The big surprise to me about Bend Like Steel was the content of the lyrics. Lieberman has been making music for almost 40 years, and I haven’t heard nearly all of it. But this album feels like Lieberman had some kind of a breakthrough, and years of pent up emotion came out in the writing of these songs. Lieberman says in the liner notes, “A writing streak led to the making of this CD… where the more I said, the more I felt I needed to say.” The album opens with songs of love gone wrong. If Not Now feels like a snapshot of a moment when a woman who has been isolated in an abusive relationship decides to break out. Mr and Mrs Make-Believe depicts a hollow marriage, where their acquaintances believe they are the perfect couple, but their relationship is actually loveless. Cup of Girl is one of the most heartfelt songs on an album full of them; it depicts a singer who has been manipulated, but has finally decided to take control. The song uses an extended metaphor of a recipe, and this is a device that could have failed miserably, but Lieberman nails it. As the album progresses, the emotional tone begins to shift. Now, the narrator who had been so unlucky in love begins to find the real thing. My Sister’s Boyfriend is a flashback that represents a long-sought ideal for what love should be. The relationship in the song did not endure, and there is a heart-stopping moment in the song that explains why not with one word. I don’t want to give a spoiler by saying more, but you will know the moment I mean when you hear it. That one moment sums up everything that is so right about this album. These Things is a wonderfully ironic song; after recounting all of the experiences that could have warned her off of love forever elsewhere on this album, Lieberman finds herself in this song assuring a new lover that he does not have to let his past hurts scare him away from her.
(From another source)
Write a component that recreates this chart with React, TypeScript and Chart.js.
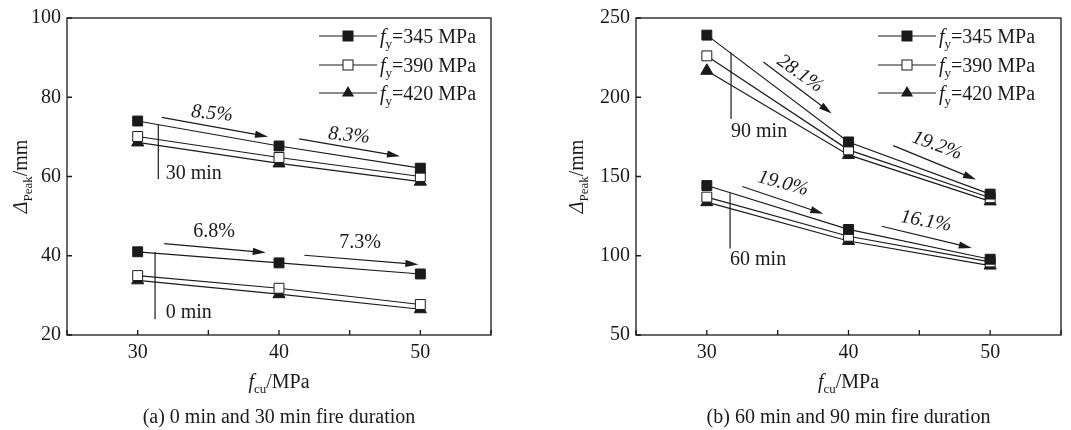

And that sums up what Lieberman has taken away from all of these experiences, and what she wants the listener to take away from this album. Through it all, Lieberman never lost her faith in true love, and so, she was ready when it found her at last. Netherlands finds her in that country for the first time since 1975, and it completes a circle for her. And There’s a Harbor closes the album with an affirmation of the power of love. Lieberman didn’t write this one, but she chose the perfect song to conclude this journey.

And it is a journey. Much care has obviously gone into sequencing the songs on Bend Like Steel. This is an album that should be heard straight through in one sitting if possible. Heard this way, the album tells a story that is real, but also heartwarming in the end.